**What the task requires**
Copy exactly the lines of the records below, and only those lines, beginning with the line that contains "Convert this chart to matplotlib code." and ending with the line that contains "305.0, 315.7, 328.6, 285.8, 284.2, 284.1, 286.2, 292.2, 300.9]".
Start of Records supplied
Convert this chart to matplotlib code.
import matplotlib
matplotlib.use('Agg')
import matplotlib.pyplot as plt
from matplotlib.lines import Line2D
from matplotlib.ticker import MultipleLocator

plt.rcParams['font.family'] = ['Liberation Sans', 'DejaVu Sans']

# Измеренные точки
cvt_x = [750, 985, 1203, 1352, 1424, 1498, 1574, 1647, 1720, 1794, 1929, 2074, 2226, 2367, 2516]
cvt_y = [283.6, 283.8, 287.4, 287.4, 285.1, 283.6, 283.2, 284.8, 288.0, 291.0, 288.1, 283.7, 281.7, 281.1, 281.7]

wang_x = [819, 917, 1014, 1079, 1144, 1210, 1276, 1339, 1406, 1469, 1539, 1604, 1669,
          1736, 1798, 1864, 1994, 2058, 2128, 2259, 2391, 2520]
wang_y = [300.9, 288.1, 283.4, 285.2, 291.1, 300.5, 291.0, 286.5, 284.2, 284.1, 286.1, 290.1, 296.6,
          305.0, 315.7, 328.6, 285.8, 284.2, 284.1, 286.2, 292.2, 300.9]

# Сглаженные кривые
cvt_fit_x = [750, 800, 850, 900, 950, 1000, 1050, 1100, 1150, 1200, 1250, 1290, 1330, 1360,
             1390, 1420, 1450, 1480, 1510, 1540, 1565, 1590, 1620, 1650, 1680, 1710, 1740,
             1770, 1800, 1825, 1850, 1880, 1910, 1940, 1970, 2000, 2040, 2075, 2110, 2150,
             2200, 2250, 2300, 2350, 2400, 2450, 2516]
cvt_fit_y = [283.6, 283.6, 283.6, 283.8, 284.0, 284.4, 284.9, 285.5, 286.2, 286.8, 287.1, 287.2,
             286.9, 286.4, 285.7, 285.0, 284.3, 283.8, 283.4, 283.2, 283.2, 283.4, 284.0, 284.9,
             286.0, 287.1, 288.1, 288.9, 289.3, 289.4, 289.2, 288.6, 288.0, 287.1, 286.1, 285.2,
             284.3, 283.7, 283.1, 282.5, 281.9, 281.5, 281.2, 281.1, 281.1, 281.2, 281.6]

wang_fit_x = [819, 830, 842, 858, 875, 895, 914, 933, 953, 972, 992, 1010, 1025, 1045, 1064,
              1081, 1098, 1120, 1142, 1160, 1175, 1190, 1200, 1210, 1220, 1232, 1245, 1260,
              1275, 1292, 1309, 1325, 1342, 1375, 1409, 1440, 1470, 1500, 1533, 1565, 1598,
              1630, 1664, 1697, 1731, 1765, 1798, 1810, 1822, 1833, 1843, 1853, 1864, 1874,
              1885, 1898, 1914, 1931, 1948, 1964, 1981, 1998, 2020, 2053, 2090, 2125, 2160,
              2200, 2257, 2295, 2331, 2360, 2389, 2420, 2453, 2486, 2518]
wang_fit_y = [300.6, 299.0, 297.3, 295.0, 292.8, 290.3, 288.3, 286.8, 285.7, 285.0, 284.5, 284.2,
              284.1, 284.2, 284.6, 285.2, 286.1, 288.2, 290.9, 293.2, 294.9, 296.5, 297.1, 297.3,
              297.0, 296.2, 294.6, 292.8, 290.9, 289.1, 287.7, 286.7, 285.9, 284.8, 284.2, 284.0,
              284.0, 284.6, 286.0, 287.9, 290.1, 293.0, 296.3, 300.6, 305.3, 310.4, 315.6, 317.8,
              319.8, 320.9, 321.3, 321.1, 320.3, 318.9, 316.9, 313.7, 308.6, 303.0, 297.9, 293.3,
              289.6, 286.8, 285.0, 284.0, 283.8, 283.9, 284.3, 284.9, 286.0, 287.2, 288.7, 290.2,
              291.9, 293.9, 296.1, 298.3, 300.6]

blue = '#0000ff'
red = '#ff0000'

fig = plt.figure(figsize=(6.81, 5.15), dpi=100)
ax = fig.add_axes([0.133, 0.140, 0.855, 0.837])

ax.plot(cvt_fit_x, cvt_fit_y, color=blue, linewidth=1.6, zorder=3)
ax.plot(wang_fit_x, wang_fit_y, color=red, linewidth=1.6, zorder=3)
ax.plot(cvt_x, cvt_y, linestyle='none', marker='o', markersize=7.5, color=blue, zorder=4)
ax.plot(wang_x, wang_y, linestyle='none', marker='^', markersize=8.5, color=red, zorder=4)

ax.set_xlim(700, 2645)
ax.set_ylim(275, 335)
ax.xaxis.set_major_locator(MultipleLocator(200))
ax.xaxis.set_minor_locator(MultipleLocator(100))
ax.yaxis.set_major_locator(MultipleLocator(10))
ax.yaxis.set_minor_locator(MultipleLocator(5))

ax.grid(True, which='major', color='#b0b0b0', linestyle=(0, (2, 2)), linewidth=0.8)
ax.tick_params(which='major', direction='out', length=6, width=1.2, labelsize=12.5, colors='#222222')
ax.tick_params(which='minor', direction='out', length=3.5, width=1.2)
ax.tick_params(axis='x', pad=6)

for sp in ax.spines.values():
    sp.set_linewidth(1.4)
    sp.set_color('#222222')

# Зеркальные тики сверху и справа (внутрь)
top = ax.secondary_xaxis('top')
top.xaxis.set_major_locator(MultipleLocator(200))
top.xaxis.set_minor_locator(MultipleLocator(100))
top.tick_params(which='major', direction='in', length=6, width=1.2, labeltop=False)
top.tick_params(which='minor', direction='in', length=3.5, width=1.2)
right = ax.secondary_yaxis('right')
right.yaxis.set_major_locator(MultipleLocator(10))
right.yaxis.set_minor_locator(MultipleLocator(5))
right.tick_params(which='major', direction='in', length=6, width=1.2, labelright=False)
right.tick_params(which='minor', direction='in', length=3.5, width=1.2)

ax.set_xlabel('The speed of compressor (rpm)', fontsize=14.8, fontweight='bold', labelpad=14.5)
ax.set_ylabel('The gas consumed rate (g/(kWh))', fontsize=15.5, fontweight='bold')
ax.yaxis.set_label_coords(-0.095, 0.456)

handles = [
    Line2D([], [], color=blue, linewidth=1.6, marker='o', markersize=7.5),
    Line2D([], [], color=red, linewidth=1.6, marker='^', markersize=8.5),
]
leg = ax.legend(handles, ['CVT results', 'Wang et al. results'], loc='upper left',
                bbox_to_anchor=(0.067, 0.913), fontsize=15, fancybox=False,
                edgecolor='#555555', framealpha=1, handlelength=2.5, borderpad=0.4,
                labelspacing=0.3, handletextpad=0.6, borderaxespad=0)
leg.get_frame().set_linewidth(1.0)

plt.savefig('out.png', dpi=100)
End of Records supplied
Start of Records supplied
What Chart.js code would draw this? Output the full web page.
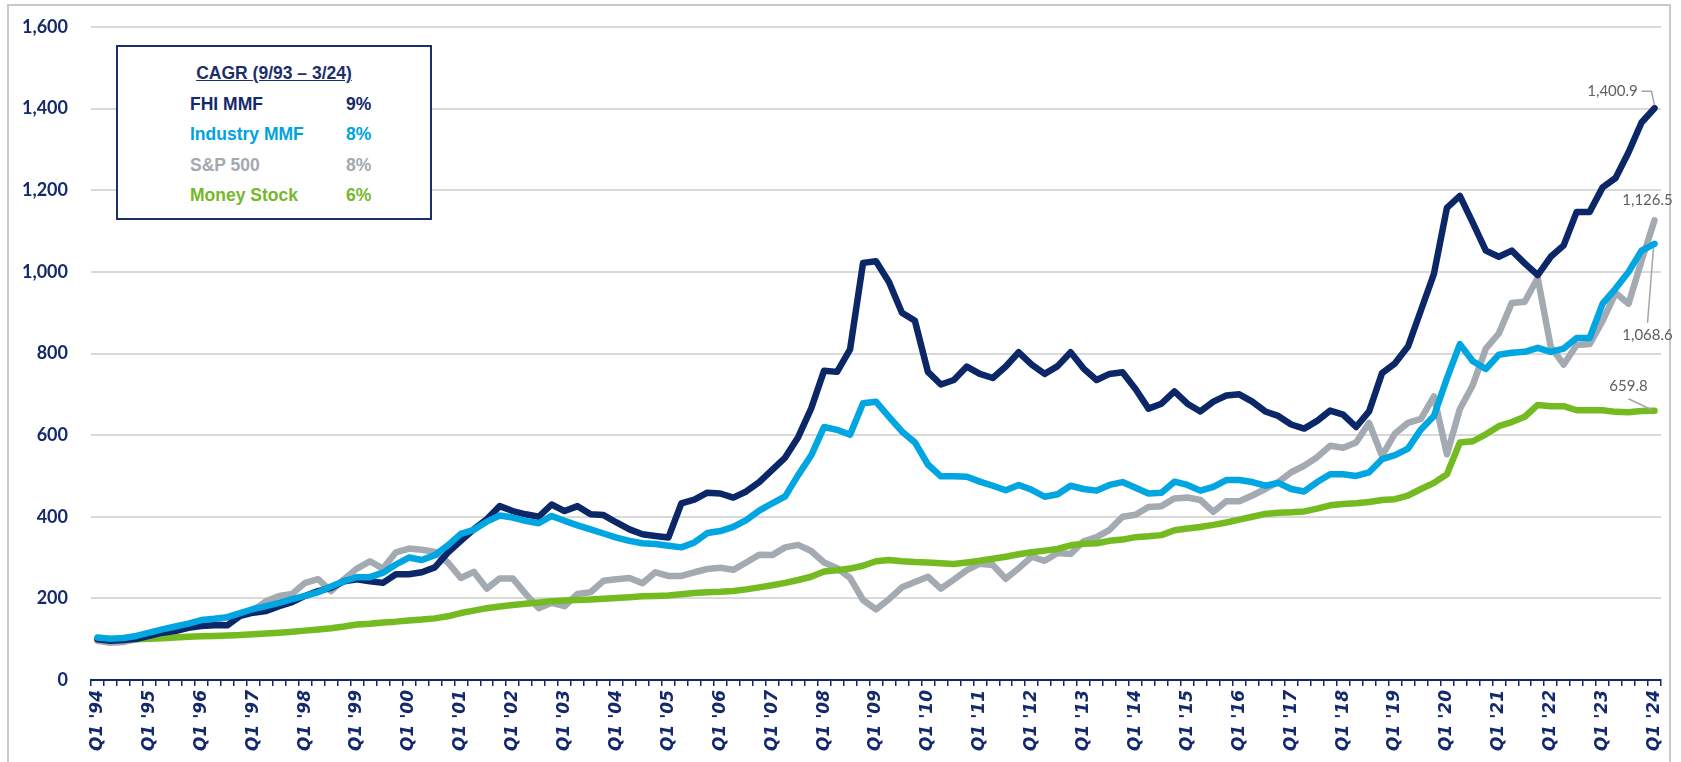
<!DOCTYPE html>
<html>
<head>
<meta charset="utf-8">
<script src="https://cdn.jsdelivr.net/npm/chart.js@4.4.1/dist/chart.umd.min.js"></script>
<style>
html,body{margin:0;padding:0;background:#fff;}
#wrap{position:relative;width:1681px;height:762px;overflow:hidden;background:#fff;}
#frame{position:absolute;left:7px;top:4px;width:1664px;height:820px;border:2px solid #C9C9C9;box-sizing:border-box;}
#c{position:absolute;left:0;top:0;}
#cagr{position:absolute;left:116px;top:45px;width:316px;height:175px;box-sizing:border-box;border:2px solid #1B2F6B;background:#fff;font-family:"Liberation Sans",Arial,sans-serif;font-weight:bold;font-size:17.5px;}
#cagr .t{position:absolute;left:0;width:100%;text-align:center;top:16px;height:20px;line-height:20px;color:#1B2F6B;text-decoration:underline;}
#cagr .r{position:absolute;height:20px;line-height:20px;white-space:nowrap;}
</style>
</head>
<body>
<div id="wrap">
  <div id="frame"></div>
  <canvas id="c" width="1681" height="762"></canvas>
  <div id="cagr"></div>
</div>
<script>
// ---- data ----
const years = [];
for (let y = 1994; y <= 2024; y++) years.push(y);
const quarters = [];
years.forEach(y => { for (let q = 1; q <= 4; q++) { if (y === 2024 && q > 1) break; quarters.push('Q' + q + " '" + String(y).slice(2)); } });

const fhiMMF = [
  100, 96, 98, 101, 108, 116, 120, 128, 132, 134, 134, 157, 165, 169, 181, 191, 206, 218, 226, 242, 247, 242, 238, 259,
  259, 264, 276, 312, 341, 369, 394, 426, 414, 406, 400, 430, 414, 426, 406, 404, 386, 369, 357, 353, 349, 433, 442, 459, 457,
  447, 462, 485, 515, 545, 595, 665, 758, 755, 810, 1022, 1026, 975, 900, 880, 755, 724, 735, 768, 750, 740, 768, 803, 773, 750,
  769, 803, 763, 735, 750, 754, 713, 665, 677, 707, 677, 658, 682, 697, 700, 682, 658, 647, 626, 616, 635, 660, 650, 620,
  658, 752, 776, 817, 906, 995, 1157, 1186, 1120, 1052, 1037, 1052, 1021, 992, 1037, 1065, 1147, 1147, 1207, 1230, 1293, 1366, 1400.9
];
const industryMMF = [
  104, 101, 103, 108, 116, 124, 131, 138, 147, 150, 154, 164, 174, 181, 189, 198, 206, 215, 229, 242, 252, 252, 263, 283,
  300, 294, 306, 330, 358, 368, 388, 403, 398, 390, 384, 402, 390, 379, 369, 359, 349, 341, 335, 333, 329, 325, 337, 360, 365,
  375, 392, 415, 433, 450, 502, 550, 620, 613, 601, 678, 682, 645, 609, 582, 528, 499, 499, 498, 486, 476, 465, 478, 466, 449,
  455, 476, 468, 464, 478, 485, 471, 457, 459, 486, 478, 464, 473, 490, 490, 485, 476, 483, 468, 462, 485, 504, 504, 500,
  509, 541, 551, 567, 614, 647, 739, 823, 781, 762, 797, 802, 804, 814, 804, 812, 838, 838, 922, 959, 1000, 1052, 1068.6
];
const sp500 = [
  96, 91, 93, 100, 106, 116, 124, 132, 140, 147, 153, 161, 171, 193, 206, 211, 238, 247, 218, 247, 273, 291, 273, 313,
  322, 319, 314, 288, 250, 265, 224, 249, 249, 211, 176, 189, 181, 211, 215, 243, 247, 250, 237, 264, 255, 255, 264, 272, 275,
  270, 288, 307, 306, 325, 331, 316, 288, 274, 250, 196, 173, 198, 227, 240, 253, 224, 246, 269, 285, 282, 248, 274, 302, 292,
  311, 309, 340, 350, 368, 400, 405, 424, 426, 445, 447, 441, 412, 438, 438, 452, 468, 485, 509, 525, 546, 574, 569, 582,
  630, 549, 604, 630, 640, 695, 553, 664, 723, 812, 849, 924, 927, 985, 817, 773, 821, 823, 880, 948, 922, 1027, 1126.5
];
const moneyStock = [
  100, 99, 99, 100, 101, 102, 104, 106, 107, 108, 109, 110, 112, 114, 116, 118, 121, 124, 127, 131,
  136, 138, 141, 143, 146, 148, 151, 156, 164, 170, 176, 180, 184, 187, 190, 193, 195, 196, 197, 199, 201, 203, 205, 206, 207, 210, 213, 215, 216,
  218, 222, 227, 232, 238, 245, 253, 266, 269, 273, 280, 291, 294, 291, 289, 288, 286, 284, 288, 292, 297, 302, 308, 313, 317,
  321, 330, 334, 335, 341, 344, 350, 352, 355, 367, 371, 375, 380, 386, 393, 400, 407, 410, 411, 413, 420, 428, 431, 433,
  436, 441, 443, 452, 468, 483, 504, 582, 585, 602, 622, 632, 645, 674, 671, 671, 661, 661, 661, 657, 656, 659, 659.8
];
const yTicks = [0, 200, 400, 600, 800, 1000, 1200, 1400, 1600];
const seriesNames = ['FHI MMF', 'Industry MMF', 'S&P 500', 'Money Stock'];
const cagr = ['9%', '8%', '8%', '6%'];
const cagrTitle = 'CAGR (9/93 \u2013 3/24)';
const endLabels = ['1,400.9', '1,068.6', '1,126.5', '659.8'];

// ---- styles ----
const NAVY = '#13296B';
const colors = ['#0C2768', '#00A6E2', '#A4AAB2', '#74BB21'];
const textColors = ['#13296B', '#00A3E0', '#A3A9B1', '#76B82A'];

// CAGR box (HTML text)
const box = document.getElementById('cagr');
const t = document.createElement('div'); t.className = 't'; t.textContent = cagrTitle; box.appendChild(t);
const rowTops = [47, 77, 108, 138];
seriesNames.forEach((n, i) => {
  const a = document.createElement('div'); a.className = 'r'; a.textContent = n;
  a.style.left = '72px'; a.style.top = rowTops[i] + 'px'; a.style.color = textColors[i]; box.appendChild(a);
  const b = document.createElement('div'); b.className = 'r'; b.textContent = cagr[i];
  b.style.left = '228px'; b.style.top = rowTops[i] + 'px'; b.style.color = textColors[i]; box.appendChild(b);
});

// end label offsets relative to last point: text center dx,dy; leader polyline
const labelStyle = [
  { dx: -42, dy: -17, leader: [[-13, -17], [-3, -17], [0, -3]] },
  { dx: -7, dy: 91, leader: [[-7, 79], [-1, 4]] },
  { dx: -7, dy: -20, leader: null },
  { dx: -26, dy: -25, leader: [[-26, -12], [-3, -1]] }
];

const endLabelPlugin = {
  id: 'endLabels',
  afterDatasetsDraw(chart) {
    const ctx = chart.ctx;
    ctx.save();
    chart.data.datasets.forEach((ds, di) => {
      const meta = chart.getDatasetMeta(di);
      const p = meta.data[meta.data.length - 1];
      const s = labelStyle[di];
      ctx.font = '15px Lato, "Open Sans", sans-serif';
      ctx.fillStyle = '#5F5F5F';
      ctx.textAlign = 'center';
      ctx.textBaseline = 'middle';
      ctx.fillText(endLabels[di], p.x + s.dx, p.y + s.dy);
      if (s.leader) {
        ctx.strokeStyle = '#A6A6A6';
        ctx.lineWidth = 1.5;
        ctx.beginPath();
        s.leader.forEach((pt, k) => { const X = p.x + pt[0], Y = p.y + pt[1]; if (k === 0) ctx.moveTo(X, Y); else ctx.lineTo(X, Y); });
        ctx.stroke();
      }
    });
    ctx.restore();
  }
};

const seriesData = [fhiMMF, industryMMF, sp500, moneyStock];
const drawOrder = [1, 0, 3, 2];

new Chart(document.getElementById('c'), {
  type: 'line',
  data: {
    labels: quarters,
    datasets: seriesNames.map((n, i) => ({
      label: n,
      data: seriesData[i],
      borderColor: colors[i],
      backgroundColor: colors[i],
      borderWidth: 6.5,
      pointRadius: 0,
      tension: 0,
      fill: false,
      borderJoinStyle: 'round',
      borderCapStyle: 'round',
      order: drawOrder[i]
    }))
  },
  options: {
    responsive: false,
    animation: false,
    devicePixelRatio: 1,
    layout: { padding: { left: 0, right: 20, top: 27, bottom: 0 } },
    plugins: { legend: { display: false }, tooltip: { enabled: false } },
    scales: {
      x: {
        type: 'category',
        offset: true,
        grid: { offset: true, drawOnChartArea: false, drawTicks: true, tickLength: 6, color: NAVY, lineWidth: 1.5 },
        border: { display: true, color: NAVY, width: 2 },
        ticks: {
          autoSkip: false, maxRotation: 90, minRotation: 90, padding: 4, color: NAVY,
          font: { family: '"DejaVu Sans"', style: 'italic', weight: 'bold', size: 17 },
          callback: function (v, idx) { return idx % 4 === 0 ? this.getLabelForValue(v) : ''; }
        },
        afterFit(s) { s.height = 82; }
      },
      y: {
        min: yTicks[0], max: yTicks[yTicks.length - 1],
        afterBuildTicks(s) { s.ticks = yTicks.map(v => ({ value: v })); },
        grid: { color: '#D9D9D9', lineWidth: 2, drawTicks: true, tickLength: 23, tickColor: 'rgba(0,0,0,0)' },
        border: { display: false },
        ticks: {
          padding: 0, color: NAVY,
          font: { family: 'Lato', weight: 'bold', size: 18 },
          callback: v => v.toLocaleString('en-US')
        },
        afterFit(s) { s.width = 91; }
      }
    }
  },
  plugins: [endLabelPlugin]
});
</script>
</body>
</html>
End of Records supplied
**Task solution**
Convert this chart to matplotlib code.
import matplotlib
matplotlib.use('Agg')
import matplotlib.pyplot as plt
from matplotlib.lines import Line2D
from matplotlib.ticker import MultipleLocator

plt.rcParams['font.family'] = ['Liberation Sans', 'DejaVu Sans']

# Измеренные точки
cvt_x = [750, 985, 1203, 1352, 1424, 1498, 1574, 1647, 1720, 1794, 1929, 2074, 2226, 2367, 2516]
cvt_y = [283.6, 283.8, 287.4, 287.4, 285.1, 283.6, 283.2, 284.8, 288.0, 291.0, 288.1, 283.7, 281.7, 281.1, 281.7]

wang_x = [819, 917, 1014, 1079, 1144, 1210, 1276, 1339, 1406, 1469, 1539, 1604, 1669,
          1736, 1798, 1864, 1994, 2058, 2128, 2259, 2391, 2520]
wang_y = [300.9, 288.1, 283.4, 285.2, 291.1, 300.5, 291.0, 286.5, 284.2, 284.1, 286.1, 290.1, 296.6,
          305.0, 315.7, 328.6, 285.8, 284.2, 284.1, 286.2, 292.2, 300.9]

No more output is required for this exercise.